Que maravilha a chuva em Sevilha e o trabalho radioativo em Fukushima! Que aconteceu com a industria que foi e continua segura, eficaz, humanista com segurança garantida com pura enrolação (conversa fiada)?
Quanta razão tinha Rosa Luxemburgo: socialismo ou barbárie! Quantas razões  esgrimia Francisco Fernández Buey, quando insistia nas dimensões anti-humanistas do capitalismo sem freios, sem princípios e à obsolescência do ser humano como bandeira e programa de todos os dias! E assim, sem alteração, até o desastre final, a menos que os desfavorecidos do mundo gritem: Nem um passo atrás ! Não em nosso nome!

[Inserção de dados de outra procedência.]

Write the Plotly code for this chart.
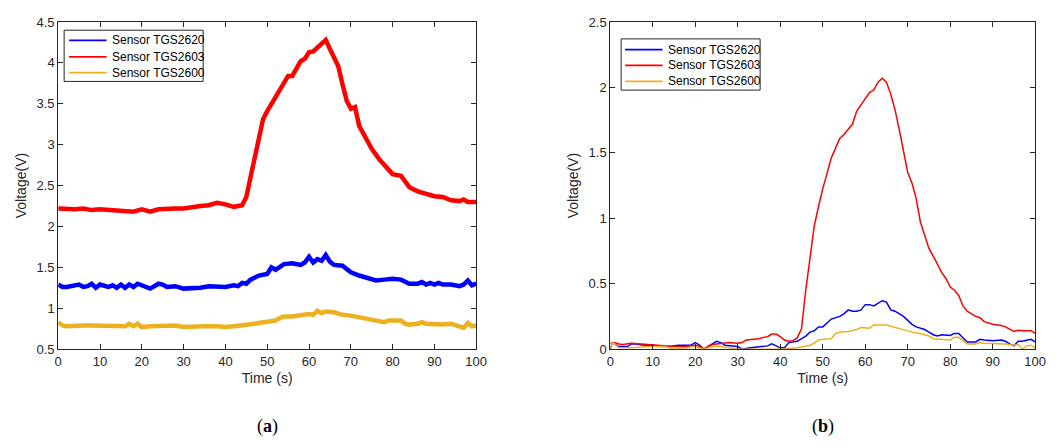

1) Salvador López Arnal, professor de matemática da  UNED e professor instrutor dos ciclos de formação em informática IES Puig Castellar de Santa Coloma de Gramenet (Barcelona), é filósofo e autor de livros sobre o estado da ciência, da cultura e da política no mundo de hoje. Salvador escreve regularmente para a revista El Viejo Topo, Rebelion.org, Marx Espai, Sin Permiso e é editor, junto com Joan Benach e Xavier Juncosa, do documentário "Sacristán Integral" (El Viejo Topo, Barcelona). López Arnal é neto do cenetista (membro da Confederación Nacional del Trabajo) assassinado em maio de 1939 -delito: “rebelião militar”-: José Arnal Cerezuela.

2) http://sociedad.elpais.com/sociedad/2013/12/30/actualidad/1388428242_330917.html

2 comentários:

Joelma disse...

Muito bom esta postagem de Salvador Lopez Arnal.

Misael disse...

Quer dizer: por trás do acidente a sem-vergonhice do sistema.